→ **What is asked**:
Check every line of the material below for the string "this", and return the ones that have it.

→ **Source code of charts**:
= = = =

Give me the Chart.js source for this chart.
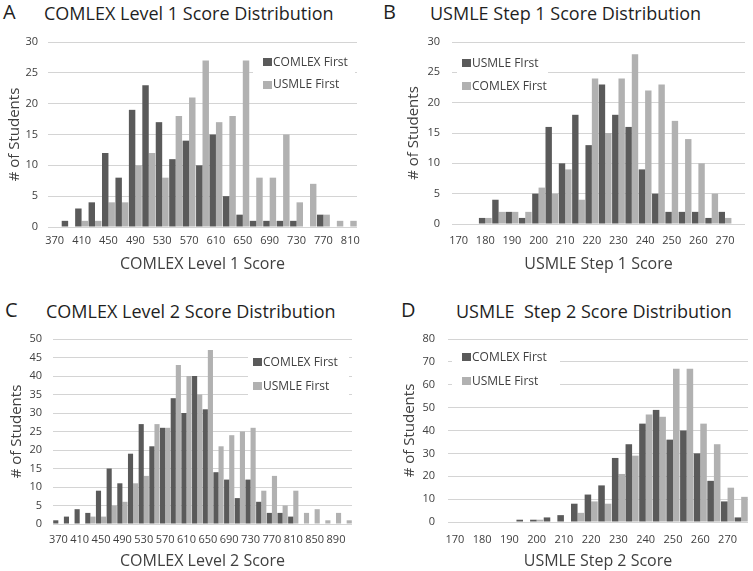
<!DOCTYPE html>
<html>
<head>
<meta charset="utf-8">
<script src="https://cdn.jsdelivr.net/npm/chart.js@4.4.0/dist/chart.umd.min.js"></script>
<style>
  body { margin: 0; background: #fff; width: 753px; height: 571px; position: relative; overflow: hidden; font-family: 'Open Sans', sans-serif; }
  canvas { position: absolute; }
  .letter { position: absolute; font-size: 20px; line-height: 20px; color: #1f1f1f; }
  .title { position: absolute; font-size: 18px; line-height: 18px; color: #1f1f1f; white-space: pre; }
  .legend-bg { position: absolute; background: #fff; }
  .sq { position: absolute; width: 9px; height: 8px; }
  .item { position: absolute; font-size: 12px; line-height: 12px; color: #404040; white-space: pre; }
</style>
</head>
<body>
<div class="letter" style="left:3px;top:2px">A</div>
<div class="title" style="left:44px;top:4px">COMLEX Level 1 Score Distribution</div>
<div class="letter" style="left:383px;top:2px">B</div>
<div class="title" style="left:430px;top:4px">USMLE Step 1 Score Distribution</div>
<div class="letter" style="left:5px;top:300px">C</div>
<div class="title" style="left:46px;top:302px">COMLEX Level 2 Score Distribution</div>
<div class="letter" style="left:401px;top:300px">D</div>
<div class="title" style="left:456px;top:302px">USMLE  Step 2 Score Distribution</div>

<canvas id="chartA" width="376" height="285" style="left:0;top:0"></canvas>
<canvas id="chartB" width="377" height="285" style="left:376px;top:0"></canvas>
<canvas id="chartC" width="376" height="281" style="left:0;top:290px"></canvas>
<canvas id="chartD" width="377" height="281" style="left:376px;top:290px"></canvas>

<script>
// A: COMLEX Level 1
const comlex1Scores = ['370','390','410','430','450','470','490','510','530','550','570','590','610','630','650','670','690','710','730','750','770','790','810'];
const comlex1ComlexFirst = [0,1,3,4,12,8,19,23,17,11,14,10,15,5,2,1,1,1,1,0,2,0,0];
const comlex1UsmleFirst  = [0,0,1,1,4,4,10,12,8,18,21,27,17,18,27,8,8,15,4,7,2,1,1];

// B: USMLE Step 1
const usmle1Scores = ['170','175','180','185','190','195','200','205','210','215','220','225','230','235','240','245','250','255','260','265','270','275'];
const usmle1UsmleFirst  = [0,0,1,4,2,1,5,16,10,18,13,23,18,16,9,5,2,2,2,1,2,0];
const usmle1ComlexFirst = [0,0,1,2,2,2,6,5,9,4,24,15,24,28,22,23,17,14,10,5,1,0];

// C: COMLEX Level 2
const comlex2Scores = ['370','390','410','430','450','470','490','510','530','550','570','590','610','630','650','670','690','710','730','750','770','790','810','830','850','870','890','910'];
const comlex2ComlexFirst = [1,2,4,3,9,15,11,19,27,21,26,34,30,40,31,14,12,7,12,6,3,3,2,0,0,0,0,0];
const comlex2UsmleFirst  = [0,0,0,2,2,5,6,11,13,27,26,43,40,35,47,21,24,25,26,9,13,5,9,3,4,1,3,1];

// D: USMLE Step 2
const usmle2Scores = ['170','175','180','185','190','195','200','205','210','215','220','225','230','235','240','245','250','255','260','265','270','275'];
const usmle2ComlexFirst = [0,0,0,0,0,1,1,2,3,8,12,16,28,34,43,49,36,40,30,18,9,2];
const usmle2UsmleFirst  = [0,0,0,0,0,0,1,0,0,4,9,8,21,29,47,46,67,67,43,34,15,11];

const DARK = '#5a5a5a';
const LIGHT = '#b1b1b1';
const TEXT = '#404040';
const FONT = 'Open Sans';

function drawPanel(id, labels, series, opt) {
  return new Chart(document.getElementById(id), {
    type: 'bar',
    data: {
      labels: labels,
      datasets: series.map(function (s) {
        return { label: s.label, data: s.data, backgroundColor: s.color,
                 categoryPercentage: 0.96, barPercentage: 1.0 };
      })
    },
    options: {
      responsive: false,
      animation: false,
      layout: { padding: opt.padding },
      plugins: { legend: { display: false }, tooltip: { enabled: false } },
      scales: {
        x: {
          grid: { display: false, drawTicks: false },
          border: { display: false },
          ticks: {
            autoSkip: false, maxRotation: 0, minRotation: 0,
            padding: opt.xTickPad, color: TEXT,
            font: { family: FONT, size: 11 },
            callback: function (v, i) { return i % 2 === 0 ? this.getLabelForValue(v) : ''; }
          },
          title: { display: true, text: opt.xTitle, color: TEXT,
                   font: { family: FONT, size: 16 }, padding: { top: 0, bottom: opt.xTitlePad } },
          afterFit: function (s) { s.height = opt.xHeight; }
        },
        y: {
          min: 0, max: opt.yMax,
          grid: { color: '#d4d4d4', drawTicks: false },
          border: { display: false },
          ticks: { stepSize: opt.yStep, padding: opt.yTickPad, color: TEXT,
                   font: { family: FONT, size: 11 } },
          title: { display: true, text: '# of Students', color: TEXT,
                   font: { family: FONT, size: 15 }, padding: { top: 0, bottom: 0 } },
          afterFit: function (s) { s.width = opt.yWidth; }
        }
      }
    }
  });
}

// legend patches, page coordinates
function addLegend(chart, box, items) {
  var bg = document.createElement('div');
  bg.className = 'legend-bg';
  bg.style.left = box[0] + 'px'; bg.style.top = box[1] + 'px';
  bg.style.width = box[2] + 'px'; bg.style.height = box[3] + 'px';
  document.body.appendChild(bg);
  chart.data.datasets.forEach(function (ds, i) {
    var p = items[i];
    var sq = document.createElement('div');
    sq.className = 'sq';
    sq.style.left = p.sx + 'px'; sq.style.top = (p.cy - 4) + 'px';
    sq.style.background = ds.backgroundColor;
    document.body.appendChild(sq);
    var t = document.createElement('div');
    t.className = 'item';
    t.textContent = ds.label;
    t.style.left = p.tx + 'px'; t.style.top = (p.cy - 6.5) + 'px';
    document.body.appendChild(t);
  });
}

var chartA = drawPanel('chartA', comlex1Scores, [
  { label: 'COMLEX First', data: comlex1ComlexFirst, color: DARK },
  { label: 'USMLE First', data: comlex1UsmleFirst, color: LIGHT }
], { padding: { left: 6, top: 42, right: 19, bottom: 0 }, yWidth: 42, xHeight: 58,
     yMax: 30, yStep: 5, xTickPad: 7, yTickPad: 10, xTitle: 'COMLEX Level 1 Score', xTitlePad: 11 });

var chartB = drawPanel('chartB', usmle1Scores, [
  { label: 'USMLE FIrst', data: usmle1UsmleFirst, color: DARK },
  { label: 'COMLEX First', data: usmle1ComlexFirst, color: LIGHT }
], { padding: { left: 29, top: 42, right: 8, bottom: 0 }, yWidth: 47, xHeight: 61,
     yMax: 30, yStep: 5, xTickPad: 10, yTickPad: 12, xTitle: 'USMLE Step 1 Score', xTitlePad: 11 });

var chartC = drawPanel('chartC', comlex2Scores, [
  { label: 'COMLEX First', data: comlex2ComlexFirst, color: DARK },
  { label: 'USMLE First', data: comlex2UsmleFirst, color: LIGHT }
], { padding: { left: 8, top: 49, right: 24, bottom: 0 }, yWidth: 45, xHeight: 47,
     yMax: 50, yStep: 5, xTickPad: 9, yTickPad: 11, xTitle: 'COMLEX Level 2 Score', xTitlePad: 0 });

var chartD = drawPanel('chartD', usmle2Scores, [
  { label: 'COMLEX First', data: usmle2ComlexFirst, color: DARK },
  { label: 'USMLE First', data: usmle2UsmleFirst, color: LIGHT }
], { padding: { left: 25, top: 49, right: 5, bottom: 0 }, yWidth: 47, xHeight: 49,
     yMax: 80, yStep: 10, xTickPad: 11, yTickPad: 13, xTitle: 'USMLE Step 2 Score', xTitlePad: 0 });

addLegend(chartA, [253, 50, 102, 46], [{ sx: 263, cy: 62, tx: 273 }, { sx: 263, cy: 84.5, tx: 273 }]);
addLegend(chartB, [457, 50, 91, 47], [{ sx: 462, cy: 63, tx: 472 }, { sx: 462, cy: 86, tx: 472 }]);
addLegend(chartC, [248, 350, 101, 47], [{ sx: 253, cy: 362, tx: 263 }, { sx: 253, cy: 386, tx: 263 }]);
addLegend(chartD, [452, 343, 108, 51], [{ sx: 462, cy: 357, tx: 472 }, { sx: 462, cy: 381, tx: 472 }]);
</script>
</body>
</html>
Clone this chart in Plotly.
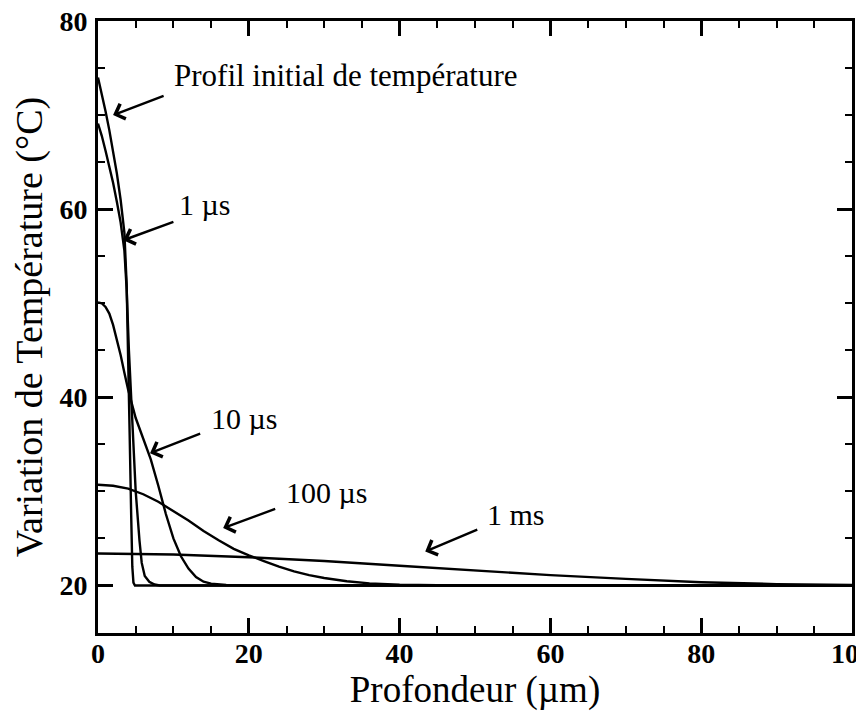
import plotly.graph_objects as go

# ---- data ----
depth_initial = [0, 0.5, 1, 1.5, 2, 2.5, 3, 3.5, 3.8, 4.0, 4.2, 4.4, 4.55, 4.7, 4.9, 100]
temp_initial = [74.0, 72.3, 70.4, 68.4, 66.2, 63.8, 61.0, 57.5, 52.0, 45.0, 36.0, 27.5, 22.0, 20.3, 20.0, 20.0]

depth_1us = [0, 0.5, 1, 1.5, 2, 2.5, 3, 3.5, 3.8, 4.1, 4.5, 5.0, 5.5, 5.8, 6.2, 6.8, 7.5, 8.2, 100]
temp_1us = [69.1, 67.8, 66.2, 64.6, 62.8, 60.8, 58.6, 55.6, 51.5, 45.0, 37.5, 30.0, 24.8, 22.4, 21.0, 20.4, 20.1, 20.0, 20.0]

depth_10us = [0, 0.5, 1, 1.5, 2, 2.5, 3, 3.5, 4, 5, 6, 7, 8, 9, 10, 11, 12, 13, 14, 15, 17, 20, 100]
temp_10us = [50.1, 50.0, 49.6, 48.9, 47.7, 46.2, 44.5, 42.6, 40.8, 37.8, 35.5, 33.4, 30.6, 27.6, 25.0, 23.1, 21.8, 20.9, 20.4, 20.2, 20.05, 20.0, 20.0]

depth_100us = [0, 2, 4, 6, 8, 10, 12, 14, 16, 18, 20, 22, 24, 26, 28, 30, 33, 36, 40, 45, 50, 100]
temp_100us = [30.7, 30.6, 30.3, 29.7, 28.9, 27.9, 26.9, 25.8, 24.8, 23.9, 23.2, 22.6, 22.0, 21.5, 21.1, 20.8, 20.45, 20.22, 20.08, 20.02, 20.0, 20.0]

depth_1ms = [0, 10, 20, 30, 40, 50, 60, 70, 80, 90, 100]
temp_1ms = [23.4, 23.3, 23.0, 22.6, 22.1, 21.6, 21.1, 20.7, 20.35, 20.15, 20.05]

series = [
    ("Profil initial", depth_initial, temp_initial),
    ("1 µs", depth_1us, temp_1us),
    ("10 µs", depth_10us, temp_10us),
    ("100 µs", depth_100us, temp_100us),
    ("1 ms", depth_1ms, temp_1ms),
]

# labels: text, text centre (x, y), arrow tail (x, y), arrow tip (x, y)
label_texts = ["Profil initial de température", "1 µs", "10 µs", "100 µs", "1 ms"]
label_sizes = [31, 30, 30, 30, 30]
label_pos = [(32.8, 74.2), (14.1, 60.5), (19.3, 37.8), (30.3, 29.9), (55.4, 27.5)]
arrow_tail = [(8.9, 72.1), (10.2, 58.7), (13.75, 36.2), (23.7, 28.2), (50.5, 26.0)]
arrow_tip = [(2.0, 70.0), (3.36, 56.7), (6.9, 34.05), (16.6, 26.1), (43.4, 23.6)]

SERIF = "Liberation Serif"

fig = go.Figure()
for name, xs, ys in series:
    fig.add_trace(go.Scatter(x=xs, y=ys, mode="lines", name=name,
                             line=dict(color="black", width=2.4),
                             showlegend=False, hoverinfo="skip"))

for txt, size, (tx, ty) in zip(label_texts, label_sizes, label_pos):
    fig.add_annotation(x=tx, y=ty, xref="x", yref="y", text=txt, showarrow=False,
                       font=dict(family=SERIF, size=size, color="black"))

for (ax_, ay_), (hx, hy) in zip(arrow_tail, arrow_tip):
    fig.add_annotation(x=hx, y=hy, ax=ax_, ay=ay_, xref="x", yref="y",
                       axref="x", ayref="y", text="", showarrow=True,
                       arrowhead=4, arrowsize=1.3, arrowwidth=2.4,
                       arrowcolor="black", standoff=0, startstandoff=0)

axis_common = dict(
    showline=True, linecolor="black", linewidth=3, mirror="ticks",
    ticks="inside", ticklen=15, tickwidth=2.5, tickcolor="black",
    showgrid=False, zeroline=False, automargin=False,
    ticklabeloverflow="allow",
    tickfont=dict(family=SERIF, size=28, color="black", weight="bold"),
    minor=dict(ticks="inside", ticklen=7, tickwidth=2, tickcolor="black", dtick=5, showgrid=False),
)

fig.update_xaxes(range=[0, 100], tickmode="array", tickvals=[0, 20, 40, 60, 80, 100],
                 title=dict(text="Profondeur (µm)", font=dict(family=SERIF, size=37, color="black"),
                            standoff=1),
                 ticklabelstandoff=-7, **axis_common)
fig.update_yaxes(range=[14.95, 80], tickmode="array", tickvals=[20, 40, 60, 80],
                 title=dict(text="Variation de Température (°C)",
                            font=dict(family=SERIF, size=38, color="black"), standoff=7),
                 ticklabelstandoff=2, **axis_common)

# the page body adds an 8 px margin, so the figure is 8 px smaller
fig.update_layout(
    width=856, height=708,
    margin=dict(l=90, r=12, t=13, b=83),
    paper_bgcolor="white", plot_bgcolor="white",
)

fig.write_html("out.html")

= = = =

→ **Finished answer**:
Give me the Chart.js source for this chart.
            callback: function (v, i) { return i % 2 === 0 ? this.getLabelForValue(v) : ''; }
Clone this chart in Plotly.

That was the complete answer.